DATA SECTION ::
• • • • •
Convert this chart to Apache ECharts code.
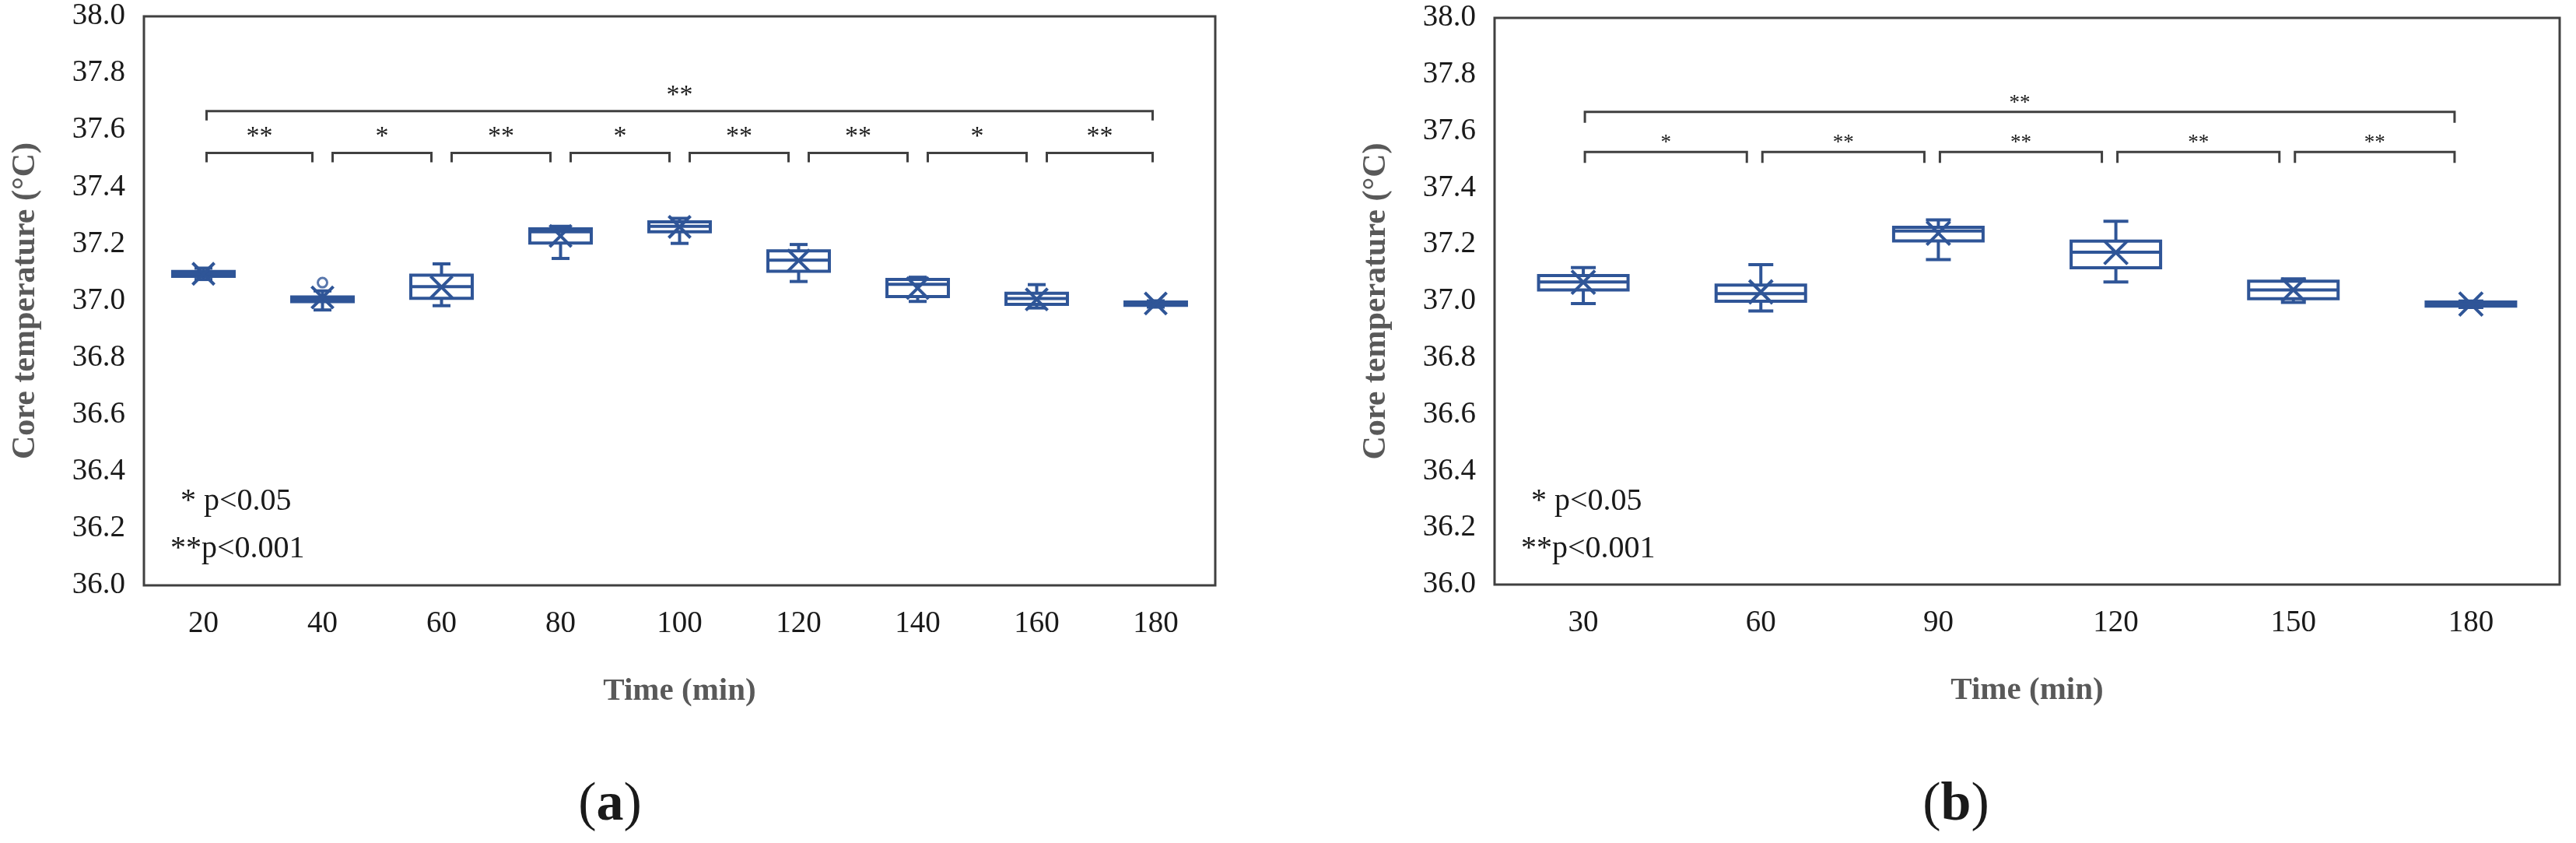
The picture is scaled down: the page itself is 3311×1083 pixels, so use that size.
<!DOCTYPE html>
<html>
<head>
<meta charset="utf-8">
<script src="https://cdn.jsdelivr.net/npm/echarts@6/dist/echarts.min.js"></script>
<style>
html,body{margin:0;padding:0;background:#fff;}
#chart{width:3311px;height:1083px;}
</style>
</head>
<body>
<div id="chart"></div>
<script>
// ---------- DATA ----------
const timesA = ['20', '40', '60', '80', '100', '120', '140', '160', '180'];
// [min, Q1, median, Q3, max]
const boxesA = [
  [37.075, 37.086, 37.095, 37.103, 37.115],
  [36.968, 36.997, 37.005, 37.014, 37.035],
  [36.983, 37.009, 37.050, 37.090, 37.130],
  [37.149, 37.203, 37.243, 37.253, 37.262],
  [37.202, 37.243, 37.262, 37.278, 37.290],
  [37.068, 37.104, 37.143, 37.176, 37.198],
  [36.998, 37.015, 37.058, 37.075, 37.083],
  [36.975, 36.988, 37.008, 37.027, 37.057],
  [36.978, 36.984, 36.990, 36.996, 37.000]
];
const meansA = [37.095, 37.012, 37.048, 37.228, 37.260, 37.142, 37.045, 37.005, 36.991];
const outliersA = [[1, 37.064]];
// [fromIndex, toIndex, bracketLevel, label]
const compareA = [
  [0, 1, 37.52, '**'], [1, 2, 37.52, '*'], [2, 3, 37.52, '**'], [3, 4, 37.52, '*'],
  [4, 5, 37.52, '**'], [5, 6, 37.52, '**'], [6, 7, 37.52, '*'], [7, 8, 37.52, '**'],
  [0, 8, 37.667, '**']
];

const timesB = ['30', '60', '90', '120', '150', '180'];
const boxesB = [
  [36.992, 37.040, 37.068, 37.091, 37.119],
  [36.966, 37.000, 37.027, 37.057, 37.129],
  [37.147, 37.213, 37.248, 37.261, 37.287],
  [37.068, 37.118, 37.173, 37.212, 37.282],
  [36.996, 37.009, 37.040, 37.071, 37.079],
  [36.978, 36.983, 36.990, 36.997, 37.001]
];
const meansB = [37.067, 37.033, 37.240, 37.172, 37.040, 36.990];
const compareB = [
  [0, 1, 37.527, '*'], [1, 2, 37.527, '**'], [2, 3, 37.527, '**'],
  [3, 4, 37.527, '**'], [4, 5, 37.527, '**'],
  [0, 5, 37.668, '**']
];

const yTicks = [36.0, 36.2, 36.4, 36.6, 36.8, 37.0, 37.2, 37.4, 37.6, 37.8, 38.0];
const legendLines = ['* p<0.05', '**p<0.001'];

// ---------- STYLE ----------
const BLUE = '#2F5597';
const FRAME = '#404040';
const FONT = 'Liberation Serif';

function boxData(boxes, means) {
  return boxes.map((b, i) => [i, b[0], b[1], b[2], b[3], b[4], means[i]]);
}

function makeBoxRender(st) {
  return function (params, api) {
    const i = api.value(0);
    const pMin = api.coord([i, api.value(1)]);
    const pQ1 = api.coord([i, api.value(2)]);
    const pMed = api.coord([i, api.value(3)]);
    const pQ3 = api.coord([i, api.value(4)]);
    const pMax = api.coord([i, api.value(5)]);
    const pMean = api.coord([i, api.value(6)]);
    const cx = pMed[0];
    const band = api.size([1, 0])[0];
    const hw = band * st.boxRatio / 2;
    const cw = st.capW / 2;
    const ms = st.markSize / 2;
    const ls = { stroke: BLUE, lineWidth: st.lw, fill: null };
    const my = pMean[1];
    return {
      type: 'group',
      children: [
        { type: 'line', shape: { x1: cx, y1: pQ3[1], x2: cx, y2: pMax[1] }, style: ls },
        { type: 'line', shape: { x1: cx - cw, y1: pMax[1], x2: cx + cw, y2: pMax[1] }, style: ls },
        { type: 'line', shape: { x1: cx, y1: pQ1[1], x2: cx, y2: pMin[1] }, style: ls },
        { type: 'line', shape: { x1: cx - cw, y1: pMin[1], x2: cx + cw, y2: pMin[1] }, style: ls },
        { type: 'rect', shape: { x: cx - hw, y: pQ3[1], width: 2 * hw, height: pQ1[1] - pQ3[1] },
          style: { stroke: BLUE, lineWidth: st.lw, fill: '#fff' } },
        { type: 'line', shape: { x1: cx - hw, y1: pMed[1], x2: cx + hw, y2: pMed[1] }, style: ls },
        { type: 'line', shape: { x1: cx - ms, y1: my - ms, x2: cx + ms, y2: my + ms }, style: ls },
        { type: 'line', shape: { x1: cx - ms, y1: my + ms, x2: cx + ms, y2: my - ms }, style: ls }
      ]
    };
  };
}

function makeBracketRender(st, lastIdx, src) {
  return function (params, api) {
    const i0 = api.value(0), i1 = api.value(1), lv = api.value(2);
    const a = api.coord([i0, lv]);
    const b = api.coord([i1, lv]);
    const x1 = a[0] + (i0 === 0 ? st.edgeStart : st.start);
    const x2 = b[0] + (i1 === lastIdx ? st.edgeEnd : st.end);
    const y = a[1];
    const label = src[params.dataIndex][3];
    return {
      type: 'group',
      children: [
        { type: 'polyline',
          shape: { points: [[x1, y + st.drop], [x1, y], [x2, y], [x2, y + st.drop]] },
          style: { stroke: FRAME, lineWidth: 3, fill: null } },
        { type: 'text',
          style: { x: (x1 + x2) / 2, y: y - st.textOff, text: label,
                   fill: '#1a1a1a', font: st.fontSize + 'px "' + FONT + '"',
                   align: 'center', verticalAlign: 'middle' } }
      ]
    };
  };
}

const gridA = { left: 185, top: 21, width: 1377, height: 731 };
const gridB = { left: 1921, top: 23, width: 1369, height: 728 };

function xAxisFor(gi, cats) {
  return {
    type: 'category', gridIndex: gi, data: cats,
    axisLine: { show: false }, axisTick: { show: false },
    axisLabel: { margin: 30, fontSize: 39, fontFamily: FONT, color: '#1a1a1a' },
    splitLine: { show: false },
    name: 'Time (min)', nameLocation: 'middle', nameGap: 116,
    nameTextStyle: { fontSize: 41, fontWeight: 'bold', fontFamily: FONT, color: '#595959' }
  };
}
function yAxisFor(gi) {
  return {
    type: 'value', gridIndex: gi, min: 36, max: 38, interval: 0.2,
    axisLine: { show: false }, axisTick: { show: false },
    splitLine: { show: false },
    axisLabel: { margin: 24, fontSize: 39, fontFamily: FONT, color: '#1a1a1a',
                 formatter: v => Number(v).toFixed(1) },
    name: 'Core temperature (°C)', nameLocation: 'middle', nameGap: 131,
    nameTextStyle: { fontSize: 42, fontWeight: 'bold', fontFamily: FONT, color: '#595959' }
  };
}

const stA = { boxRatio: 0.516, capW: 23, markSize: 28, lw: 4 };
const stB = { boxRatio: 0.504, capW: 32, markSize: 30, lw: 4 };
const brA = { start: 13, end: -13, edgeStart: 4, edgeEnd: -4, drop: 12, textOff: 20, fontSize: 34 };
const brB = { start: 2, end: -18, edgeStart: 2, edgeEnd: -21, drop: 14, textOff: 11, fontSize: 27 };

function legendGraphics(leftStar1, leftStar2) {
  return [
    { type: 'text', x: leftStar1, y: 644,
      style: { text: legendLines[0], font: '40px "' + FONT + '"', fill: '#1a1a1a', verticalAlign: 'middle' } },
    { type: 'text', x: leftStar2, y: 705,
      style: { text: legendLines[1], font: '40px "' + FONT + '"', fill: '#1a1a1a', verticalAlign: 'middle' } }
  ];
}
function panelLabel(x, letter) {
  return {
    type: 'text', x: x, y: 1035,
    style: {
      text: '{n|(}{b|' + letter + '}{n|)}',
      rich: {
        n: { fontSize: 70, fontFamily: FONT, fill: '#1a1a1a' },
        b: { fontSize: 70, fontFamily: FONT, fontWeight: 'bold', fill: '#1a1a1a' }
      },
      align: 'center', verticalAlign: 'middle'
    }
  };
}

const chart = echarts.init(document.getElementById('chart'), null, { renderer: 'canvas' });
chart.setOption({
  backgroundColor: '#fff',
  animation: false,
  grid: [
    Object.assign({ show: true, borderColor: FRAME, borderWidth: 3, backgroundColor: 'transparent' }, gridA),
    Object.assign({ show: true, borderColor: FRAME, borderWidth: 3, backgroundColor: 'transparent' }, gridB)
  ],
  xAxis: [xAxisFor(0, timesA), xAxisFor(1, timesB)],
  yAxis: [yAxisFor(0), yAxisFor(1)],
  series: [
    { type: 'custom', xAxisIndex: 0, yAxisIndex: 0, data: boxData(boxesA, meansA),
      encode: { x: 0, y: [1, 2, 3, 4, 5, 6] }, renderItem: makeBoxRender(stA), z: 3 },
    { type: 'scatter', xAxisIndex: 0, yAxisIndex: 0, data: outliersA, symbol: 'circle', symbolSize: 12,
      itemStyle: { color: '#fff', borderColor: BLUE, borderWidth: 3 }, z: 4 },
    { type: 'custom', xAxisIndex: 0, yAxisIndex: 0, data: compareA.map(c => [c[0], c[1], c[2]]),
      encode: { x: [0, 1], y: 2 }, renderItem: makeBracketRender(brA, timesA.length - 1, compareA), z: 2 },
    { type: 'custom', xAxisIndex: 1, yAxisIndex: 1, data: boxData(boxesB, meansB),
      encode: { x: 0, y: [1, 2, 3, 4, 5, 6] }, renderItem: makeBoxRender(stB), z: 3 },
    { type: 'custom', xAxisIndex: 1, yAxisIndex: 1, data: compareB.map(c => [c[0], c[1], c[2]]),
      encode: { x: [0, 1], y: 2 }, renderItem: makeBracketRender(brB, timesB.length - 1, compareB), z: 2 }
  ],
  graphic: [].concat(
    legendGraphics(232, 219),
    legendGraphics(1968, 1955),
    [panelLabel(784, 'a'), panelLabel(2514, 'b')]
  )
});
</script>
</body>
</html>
• • • • •
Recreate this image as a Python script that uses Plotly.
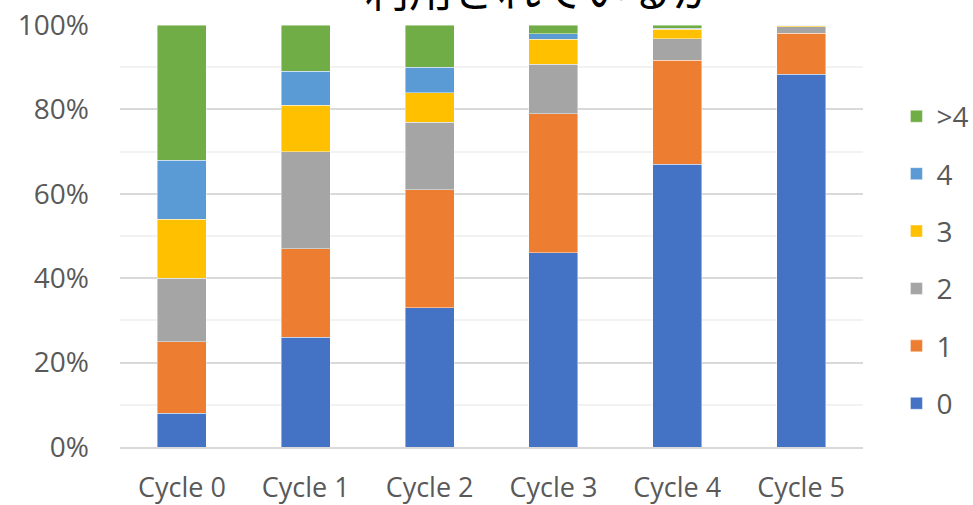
• • • • •
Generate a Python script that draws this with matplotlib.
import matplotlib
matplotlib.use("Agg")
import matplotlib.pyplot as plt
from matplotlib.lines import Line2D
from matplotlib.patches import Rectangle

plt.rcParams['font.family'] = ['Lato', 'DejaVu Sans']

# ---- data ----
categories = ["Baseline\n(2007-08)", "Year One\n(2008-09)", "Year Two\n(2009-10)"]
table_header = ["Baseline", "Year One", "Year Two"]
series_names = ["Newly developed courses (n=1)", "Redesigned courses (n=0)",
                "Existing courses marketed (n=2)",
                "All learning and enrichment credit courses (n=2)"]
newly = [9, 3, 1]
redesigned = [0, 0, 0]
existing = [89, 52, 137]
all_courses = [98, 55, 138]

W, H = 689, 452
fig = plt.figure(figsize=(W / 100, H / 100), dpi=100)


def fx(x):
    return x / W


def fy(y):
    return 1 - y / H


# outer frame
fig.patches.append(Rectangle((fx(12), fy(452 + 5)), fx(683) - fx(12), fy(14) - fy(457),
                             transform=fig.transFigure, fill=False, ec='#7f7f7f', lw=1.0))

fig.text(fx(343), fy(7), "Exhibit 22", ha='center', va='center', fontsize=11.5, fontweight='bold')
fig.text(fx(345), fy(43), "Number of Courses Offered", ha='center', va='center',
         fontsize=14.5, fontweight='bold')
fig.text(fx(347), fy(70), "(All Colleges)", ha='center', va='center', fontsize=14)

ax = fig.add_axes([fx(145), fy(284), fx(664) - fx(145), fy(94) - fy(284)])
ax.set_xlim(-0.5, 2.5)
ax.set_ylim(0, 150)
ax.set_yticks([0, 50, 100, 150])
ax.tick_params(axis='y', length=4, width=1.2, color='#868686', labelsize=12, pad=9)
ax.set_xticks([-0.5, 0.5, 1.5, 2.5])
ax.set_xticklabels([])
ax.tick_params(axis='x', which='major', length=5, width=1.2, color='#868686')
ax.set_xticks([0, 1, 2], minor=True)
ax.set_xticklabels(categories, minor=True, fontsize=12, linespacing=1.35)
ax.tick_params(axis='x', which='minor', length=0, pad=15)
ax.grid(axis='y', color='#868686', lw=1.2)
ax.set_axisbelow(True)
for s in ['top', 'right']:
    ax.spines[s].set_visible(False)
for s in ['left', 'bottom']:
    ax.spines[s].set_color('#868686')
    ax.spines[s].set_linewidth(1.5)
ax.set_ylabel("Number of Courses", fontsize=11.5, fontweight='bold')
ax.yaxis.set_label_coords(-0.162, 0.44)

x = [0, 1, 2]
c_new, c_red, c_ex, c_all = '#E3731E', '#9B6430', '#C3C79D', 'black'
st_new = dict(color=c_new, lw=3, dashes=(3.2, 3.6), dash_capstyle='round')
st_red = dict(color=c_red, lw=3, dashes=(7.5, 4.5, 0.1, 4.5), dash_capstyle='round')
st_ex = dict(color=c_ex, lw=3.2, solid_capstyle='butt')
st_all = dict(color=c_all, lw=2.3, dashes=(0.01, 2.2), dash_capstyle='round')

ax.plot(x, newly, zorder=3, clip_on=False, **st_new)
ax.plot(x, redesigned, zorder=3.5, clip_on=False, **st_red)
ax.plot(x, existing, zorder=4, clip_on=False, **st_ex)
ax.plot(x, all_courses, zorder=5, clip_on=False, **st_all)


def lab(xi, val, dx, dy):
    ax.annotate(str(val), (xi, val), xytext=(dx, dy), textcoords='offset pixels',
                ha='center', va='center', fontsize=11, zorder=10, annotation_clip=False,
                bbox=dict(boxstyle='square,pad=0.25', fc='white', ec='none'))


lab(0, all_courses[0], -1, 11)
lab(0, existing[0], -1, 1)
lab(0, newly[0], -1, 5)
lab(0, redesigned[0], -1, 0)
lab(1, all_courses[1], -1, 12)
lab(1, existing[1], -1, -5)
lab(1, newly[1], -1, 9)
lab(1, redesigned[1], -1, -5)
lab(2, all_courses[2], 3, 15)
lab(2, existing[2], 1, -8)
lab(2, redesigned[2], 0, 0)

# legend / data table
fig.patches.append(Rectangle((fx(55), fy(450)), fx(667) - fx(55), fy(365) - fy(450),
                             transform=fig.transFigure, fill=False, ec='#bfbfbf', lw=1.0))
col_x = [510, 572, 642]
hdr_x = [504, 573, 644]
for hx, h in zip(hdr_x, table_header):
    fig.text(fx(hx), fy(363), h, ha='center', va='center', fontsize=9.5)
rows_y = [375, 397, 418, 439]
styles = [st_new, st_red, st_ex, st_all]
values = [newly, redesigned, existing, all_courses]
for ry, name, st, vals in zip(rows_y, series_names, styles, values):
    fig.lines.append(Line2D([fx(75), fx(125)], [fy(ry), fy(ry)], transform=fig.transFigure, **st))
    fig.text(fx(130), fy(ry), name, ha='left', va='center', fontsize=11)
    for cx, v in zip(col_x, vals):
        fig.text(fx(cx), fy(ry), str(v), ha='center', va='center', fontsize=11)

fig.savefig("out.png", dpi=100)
• • • • •
WORK INSTRUCTIONS :: Begin with the line that has "Generate a Python" in the listing above and end after the line that has "transform=fig.transFigure, fill=False, ec='#7f7f7f', lw=1.0))"; output those lines exactly.

SOLUTION TO THIS PROBLEM ::
Generate a Python script that draws this with matplotlib.
import matplotlib
matplotlib.use("Agg")
import matplotlib.pyplot as plt
from matplotlib.lines import Line2D
from matplotlib.patches import Rectangle

plt.rcParams['font.family'] = ['Lato', 'DejaVu Sans']

# ---- data ----
categories = ["Baseline\n(2007-08)", "Year One\n(2008-09)", "Year Two\n(2009-10)"]
table_header = ["Baseline", "Year One", "Year Two"]
series_names = ["Newly developed courses (n=1)", "Redesigned courses (n=0)",
                "Existing courses marketed (n=2)",
                "All learning and enrichment credit courses (n=2)"]
newly = [9, 3, 1]
redesigned = [0, 0, 0]
existing = [89, 52, 137]
all_courses = [98, 55, 138]

W, H = 689, 452
fig = plt.figure(figsize=(W / 100, H / 100), dpi=100)


def fx(x):
    return x / W


def fy(y):
    return 1 - y / H


# outer frame
fig.patches.append(Rectangle((fx(12), fy(452 + 5)), fx(683) - fx(12), fy(14) - fy(457),
                             transform=fig.transFigure, fill=False, ec='#7f7f7f', lw=1.0))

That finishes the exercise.